Well, what can I say? This was my third show from this tour in 18 days and it was great. We got to the church about an hour early and there was a pretty long line. We went to pick up our meet & greet passes and the ladies at will call said to wait up there and they were going to open a side door for all those with meet & greet passes. When the doors opened, that side door was still locked, so we had to go in with everyone else. But it was cool. We got seats in the 5th row right in the middle.
From there we went to the meet & greet. It was cool. Dan, Matt, and Charlie came in first and they all said stuff like "you're back again" to us. I told Dan I'd listened to the audio version of the book "The Things They Carried" that he recommended on the message board a few weeks ago. He said that Ben Mize, the Counting Crow's drummer who worked on If I Left the Zoo told him about it. We got our pictures taken with them (again) and then we went to our seats. There were some other nice people in the meet & greet and they said they're going to the same Skillet concert we are in a few days.
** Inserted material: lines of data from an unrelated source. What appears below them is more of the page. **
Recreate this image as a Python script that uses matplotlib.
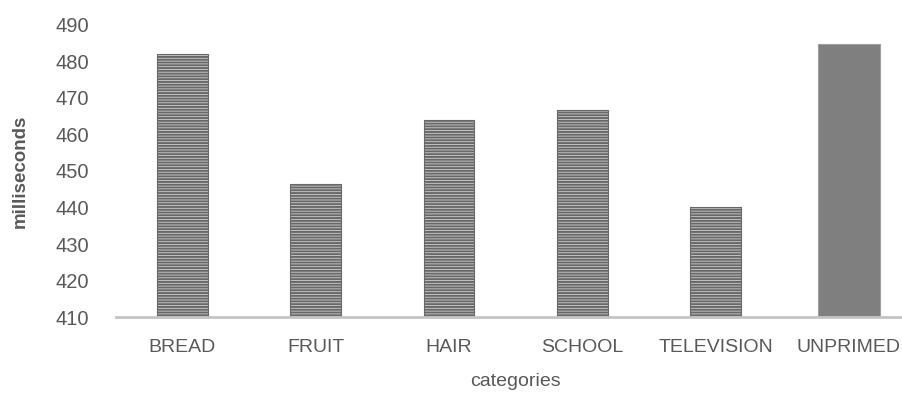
import matplotlib.pyplot as plt
import numpy as np

categories = ["BREAD", "FRUIT", "HAIR", "SCHOOL", "TELEVISION", "UNPRIMED"]
values = [482, 446.5, 464, 466.8, 440.2, 484.8]
yticks = [410, 420, 430, 440, 450, 460, 470, 480, 490]

plt.rcParams['font.family'] = ['Liberation Sans Narrow', 'Liberation Sans', 'DejaVu Sans']
plt.rcParams['hatch.linewidth'] = 1.4

fig = plt.figure(figsize=(9.03, 3.94), dpi=100)
ax = fig.add_axes([0.128, 0.195, 0.886, 0.742])

x = np.arange(len(categories))
base = 410
for i, (c, v) in enumerate(zip(categories, values)):
    if c == "UNPRIMED":
        ax.bar(x[i], v - base, bottom=base, width=0.47, color="#7f7f7f",
               edgecolor="#a0a0a0", linewidth=0.8, zorder=2)
    else:
        ax.bar(x[i], v - base, bottom=base, width=0.38, color="#d0d0d0",
               edgecolor="#686868", hatch="------", linewidth=0.8, zorder=2)

ax.set_xlim(-0.5, 5.5)
ax.set_ylim(410, 490)
ax.set_yticks(yticks)
ax.set_xticks(x)
ax.set_xticklabels(categories)
ax.tick_params(axis="x", length=0, colors="#595959", labelsize=14, pad=16)
ax.tick_params(axis="y", length=0, colors="#595959", labelsize=14.5, pad=19)

for s in ["top", "right", "left"]:
    ax.spines[s].set_visible(False)
ax.spines["bottom"].set_color("#c4c4c4")
ax.spines["bottom"].set_linewidth(2)
ax.spines["bottom"].set_zorder(3)

ax.set_ylabel("milliseconds", fontsize=13.5, fontweight="bold", color="#595959", labelpad=19)
ax.set_xlabel("categories", fontsize=14, color="#595959", labelpad=12)

fig.savefig("out.png", dpi=100)
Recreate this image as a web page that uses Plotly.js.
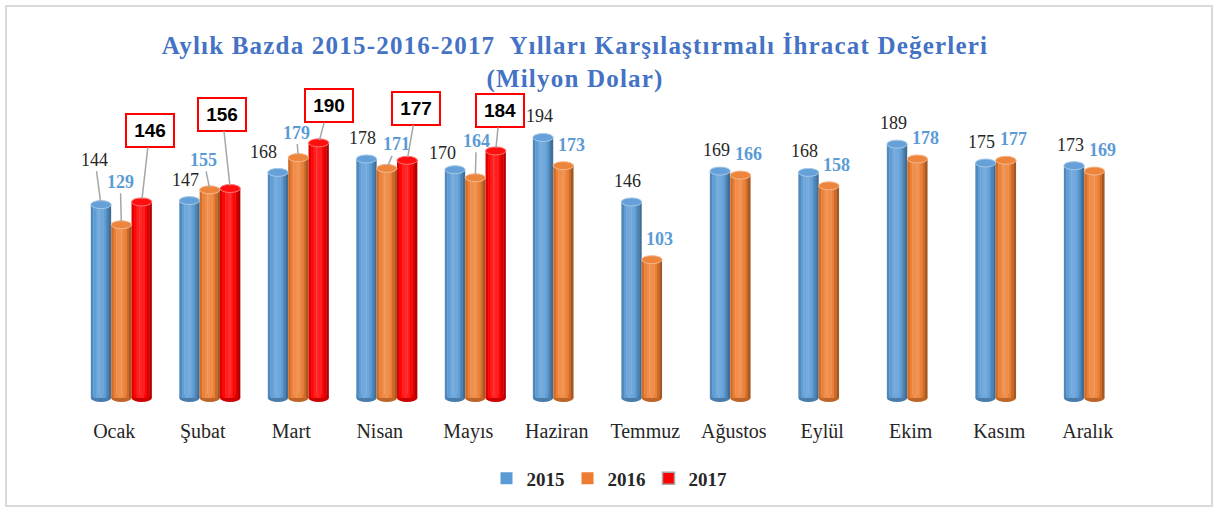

Glass Byrd opened up. They mentioned that the husband of the duo was the lead singer in Common Children which I didn't know. I liked some of their songs. Then Caedmon's Call came up and did the same set they'd done a couple days before. My two favorite parts of were "This World" and "Hands of the Potter". In both they had some really cool, different percussion, a big wooden box in the former and three guys playing different stuff in the latter.
Jars came out and said . . . "Just thought we'd play a few songs for you tonight". They then did Like a Child and I Need You. The first round of "Hat Songs" were Girls Just Wanna Have Fun, which had a shorter introduction, but the people were cracking up. Then was Goodbye, Goodnight. They said they wrote it when they were storing up beans and our computers were going to kill us (Y2K) and made reference to the Titanic. Steve asked if everyone knew their part. I yelled "Yes" and he said "Good, one person". The third song from "The Hat" was Blind, which I don't think I'd ever heard live. At the end they went into the Jennifer Lopez song. People were really laughing, but my wife and I had no idea what it was until someone told us.
Then came Amazing Grace (I really like this song and look forward to it being on the new album). I think it was before this song that Dan said the first song they wrote was Fade to Grey and no one understood it and they didn't either. Then the second song they wrote was Love Song for a Savior and that it was the simple gospel like this song. Then was The Valley Song and 3 more "Hat Songs". While Dan had people picking out of the hat, Steve joked that Matt was running for governor of Texas on two platforms: demolishing the Dallas/Ft. Worth airport and air conditioning the whole state. They said "The Hat wasn't kind to them". So they changed one or all of the songs picked and instead they played "Boy on a String", "He", and "Frail". Talk about 3 awesome songs they don't play much anymore all in a row! They said how they liked this tour because they've gotten to play a lot of old ones. Before Frail Matt said it was a band favorite.
They talked even more than on most shows it seemed. They even kept joking about that. They kept saying how they'd been a band for 30-some years and that this was their Farewell Tour. Then, when they came back on for the encore, they said it was an April Fool's joke. Of the 3 shows I went to, I would say this crowd was the best. They got into it and stood for more songs than the others, which I like. The concert was at a church, kind of small for a Jars show I thought, but it had to be sold out or really close. Actually, all 3 shows we went to were full or really close to it.